[TO DO] Your task is to output the listing word for word, with pictures excluded.

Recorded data
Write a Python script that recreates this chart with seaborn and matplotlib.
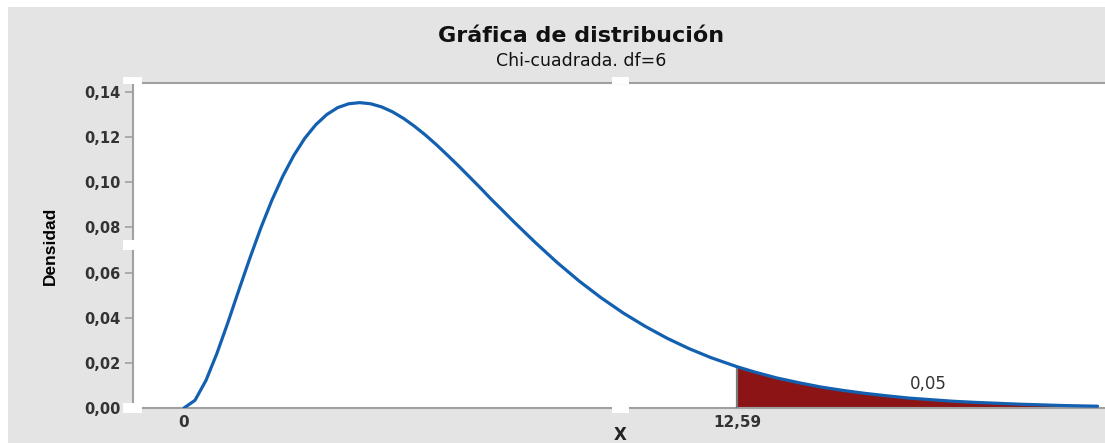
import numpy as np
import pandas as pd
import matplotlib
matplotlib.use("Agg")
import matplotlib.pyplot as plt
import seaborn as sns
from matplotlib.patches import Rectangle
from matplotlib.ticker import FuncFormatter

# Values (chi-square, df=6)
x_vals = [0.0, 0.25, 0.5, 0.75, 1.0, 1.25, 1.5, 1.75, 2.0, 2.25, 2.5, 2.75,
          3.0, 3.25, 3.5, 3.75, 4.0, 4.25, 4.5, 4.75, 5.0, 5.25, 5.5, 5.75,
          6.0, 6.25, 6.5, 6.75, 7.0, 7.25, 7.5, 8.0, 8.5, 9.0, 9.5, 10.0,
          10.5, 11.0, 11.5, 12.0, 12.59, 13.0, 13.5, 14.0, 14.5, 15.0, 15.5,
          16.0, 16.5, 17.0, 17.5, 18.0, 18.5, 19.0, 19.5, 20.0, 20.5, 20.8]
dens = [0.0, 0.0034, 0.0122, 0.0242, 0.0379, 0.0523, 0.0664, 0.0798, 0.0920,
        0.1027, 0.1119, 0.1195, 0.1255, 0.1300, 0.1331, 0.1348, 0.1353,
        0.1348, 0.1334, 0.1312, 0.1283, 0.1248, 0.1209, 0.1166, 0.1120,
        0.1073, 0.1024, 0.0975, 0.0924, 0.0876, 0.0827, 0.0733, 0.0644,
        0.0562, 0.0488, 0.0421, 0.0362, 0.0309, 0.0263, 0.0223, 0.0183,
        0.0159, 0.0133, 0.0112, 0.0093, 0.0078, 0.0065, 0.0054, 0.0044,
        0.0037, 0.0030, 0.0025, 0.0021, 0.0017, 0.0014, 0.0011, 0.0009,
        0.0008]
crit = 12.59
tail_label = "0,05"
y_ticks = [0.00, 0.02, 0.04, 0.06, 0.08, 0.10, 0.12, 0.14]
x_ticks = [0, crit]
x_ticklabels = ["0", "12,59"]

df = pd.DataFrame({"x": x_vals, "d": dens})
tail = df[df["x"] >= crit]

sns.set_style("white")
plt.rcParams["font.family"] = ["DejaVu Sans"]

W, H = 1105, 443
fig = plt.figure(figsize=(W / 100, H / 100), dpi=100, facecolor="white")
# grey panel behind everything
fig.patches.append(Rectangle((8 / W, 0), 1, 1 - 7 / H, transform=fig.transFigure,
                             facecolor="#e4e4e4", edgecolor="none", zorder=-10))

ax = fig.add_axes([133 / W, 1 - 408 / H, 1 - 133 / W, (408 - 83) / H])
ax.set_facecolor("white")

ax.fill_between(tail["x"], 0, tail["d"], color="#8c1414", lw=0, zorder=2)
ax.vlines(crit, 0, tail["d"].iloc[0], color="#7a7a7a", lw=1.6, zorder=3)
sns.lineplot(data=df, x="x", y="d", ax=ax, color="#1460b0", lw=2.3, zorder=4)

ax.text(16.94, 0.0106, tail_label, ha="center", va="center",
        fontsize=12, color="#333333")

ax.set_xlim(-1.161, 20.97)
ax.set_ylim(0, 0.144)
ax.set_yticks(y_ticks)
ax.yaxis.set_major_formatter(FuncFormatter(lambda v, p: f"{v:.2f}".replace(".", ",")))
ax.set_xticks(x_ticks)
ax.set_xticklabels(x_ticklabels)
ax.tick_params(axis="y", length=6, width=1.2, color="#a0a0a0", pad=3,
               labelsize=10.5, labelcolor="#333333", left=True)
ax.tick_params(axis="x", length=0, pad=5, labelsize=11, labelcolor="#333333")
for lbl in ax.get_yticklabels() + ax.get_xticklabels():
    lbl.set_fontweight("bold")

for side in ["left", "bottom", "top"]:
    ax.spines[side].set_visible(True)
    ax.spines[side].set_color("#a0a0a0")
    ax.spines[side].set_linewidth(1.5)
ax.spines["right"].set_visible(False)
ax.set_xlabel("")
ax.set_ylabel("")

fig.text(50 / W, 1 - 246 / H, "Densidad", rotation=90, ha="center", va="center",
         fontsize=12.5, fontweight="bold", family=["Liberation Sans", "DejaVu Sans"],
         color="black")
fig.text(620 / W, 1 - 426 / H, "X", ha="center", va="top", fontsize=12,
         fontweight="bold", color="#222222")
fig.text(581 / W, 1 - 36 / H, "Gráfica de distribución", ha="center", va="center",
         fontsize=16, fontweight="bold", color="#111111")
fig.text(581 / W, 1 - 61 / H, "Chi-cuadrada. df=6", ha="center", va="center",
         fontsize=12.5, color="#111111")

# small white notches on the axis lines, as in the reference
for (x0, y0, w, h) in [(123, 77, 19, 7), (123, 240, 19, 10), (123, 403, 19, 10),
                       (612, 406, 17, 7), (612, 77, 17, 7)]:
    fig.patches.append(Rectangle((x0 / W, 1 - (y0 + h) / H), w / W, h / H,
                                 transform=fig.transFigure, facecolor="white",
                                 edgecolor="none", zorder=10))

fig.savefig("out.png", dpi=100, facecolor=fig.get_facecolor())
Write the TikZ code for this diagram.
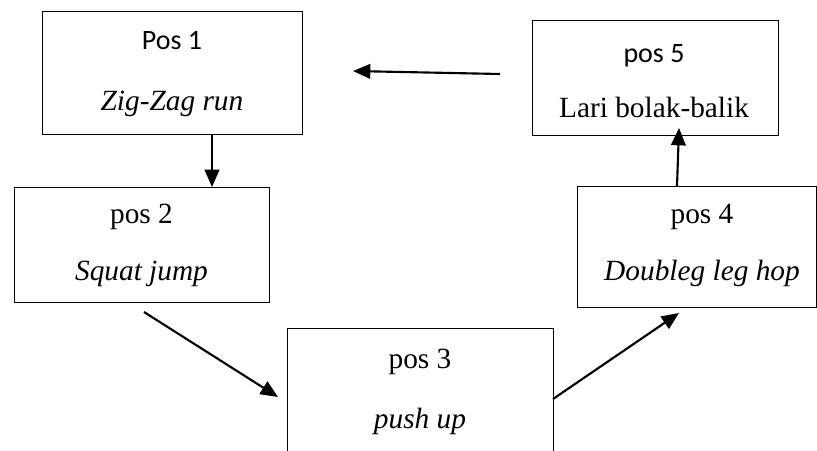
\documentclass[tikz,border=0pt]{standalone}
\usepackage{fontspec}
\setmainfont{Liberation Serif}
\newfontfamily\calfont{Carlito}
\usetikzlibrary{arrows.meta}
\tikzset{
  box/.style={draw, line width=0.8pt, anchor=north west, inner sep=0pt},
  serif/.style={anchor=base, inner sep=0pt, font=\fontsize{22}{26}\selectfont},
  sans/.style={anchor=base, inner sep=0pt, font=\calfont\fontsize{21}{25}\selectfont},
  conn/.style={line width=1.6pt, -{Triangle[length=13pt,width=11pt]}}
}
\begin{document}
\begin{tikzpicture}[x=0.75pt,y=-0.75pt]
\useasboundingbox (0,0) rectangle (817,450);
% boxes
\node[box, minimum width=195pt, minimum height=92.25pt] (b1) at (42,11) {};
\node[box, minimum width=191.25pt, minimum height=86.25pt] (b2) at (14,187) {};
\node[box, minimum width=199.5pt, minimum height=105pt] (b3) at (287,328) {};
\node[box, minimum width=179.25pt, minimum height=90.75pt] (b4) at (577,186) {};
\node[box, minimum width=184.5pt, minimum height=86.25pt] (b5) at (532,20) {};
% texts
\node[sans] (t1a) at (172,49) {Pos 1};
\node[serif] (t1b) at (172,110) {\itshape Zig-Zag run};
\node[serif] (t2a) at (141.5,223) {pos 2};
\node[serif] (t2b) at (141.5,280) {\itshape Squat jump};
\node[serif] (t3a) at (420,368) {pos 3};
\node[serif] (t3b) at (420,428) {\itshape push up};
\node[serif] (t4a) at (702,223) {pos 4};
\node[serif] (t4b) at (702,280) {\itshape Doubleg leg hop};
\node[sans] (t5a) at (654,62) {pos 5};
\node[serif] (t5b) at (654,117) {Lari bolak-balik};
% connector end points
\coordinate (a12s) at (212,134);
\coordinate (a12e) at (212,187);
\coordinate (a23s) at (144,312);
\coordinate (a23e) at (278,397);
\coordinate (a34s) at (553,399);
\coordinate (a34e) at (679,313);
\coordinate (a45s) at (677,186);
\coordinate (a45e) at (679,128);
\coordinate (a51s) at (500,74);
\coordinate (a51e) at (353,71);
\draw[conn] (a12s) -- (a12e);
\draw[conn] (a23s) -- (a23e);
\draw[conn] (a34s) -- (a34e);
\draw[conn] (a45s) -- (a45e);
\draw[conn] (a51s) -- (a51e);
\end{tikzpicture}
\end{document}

[FULL RESPONSE]
Write a Python script that recreates this chart with seaborn and matplotlib.
import numpy as np
import pandas as pd
import matplotlib
matplotlib.use("Agg")
import matplotlib.pyplot as plt
import seaborn as sns
from matplotlib.patches import Rectangle
from matplotlib.ticker import FuncFormatter

# Values (chi-square, df=6)
x_vals = [0.0, 0.25, 0.5, 0.75, 1.0, 1.25, 1.5, 1.75, 2.0, 2.25, 2.5, 2.75,
          3.0, 3.25, 3.5, 3.75, 4.0, 4.25, 4.5, 4.75, 5.0, 5.25, 5.5, 5.75,
          6.0, 6.25, 6.5, 6.75, 7.0, 7.25, 7.5, 8.0, 8.5, 9.0, 9.5, 10.0,
          10.5, 11.0, 11.5, 12.0, 12.59, 13.0, 13.5, 14.0, 14.5, 15.0, 15.5,
          16.0, 16.5, 17.0, 17.5, 18.0, 18.5, 19.0, 19.5, 20.0, 20.5, 20.8]
dens = [0.0, 0.0034, 0.0122, 0.0242, 0.0379, 0.0523, 0.0664, 0.0798, 0.0920,
        0.1027, 0.1119, 0.1195, 0.1255, 0.1300, 0.1331, 0.1348, 0.1353,
        0.1348, 0.1334, 0.1312, 0.1283, 0.1248, 0.1209, 0.1166, 0.1120,
        0.1073, 0.1024, 0.0975, 0.0924, 0.0876, 0.0827, 0.0733, 0.0644,
        0.0562, 0.0488, 0.0421, 0.0362, 0.0309, 0.0263, 0.0223, 0.0183,
        0.0159, 0.0133, 0.0112, 0.0093, 0.0078, 0.0065, 0.0054, 0.0044,
        0.0037, 0.0030, 0.0025, 0.0021, 0.0017, 0.0014, 0.0011, 0.0009,
        0.0008]
crit = 12.59
tail_label = "0,05"
y_ticks = [0.00, 0.02, 0.04, 0.06, 0.08, 0.10, 0.12, 0.14]
x_ticks = [0, crit]
x_ticklabels = ["0", "12,59"]

df = pd.DataFrame({"x": x_vals, "d": dens})
tail = df[df["x"] >= crit]

sns.set_style("white")
plt.rcParams["font.family"] = ["DejaVu Sans"]

W, H = 1105, 443
fig = plt.figure(figsize=(W / 100, H / 100), dpi=100, facecolor="white")
# grey panel behind everything
fig.patches.append(Rectangle((8 / W, 0), 1, 1 - 7 / H, transform=fig.transFigure,
                             facecolor="#e4e4e4", edgecolor="none", zorder=-10))

ax = fig.add_axes([133 / W, 1 - 408 / H, 1 - 133 / W, (408 - 83) / H])
ax.set_facecolor("white")

ax.fill_between(tail["x"], 0, tail["d"], color="#8c1414", lw=0, zorder=2)
ax.vlines(crit, 0, tail["d"].iloc[0], color="#7a7a7a", lw=1.6, zorder=3)
sns.lineplot(data=df, x="x", y="d", ax=ax, color="#1460b0", lw=2.3, zorder=4)

ax.text(16.94, 0.0106, tail_label, ha="center", va="center",
        fontsize=12, color="#333333")

ax.set_xlim(-1.161, 20.97)
ax.set_ylim(0, 0.144)
ax.set_yticks(y_ticks)
ax.yaxis.set_major_formatter(FuncFormatter(lambda v, p: f"{v:.2f}".replace(".", ",")))
ax.set_xticks(x_ticks)
ax.set_xticklabels(x_ticklabels)
ax.tick_params(axis="y", length=6, width=1.2, color="#a0a0a0", pad=3,
               labelsize=10.5, labelcolor="#333333", left=True)
ax.tick_params(axis="x", length=0, pad=5, labelsize=11, labelcolor="#333333")
for lbl in ax.get_yticklabels() + ax.get_xticklabels():
    lbl.set_fontweight("bold")

for side in ["left", "bottom", "top"]:
    ax.spines[side].set_visible(True)
    ax.spines[side].set_color("#a0a0a0")
    ax.spines[side].set_linewidth(1.5)
ax.spines["right"].set_visible(False)
ax.set_xlabel("")
ax.set_ylabel("")

fig.text(50 / W, 1 - 246 / H, "Densidad", rotation=90, ha="center", va="center",
         fontsize=12.5, fontweight="bold", family=["Liberation Sans", "DejaVu Sans"],
         color="black")
fig.text(620 / W, 1 - 426 / H, "X", ha="center", va="top", fontsize=12,
         fontweight="bold", color="#222222")
fig.text(581 / W, 1 - 36 / H, "Gráfica de distribución", ha="center", va="center",
         fontsize=16, fontweight="bold", color="#111111")
fig.text(581 / W, 1 - 61 / H, "Chi-cuadrada. df=6", ha="center", va="center",
         fontsize=12.5, color="#111111")

# small white notches on the axis lines, as in the reference
for (x0, y0, w, h) in [(123, 77, 19, 7), (123, 240, 19, 10), (123, 403, 19, 10),
                       (612, 406, 17, 7), (612, 77, 17, 7)]:
    fig.patches.append(Rectangle((x0 / W, 1 - (y0 + h) / H), w / W, h / H,
                                 transform=fig.transFigure, facecolor="white",
                                 edgecolor="none", zorder=10))

fig.savefig("out.png", dpi=100, facecolor=fig.get_facecolor())
Write the TikZ code for this diagram.
\documentclass[tikz,border=0pt]{standalone}
\usepackage{fontspec}
\setmainfont{Liberation Serif}
\newfontfamily\calfont{Carlito}
\usetikzlibrary{arrows.meta}
\tikzset{
  box/.style={draw, line width=0.8pt, anchor=north west, inner sep=0pt},
  serif/.style={anchor=base, inner sep=0pt, font=\fontsize{22}{26}\selectfont},
  sans/.style={anchor=base, inner sep=0pt, font=\calfont\fontsize{21}{25}\selectfont},
  conn/.style={line width=1.6pt, -{Triangle[length=13pt,width=11pt]}}
}
\begin{document}
\begin{tikzpicture}[x=0.75pt,y=-0.75pt]
\useasboundingbox (0,0) rectangle (817,450);
% boxes
\node[box, minimum width=195pt, minimum height=92.25pt] (b1) at (42,11) {};
\node[box, minimum width=191.25pt, minimum height=86.25pt] (b2) at (14,187) {};
\node[box, minimum width=199.5pt, minimum height=105pt] (b3) at (287,328) {};
\node[box, minimum width=179.25pt, minimum height=90.75pt] (b4) at (577,186) {};
\node[box, minimum width=184.5pt, minimum height=86.25pt] (b5) at (532,20) {};
% texts
\node[sans] (t1a) at (172,49) {Pos 1};
\node[serif] (t1b) at (172,110) {\itshape Zig-Zag run};
\node[serif] (t2a) at (141.5,223) {pos 2};
\node[serif] (t2b) at (141.5,280) {\itshape Squat jump};
\node[serif] (t3a) at (420,368) {pos 3};
\node[serif] (t3b) at (420,428) {\itshape push up};
\node[serif] (t4a) at (702,223) {pos 4};
\node[serif] (t4b) at (702,280) {\itshape Doubleg leg hop};
\node[sans] (t5a) at (654,62) {pos 5};
\node[serif] (t5b) at (654,117) {Lari bolak-balik};
% connector end points
\coordinate (a12s) at (212,134);
\coordinate (a12e) at (212,187);
\coordinate (a23s) at (144,312);
\coordinate (a23e) at (278,397);
\coordinate (a34s) at (553,399);
\coordinate (a34e) at (679,313);
\coordinate (a45s) at (677,186);
\coordinate (a45e) at (679,128);
\coordinate (a51s) at (500,74);
\coordinate (a51e) at (353,71);
\draw[conn] (a12s) -- (a12e);
\draw[conn] (a23s) -- (a23e);
\draw[conn] (a34s) -- (a34e);
\draw[conn] (a45s) -- (a45e);
\draw[conn] (a51s) -- (a51e);
\end{tikzpicture}
\end{document}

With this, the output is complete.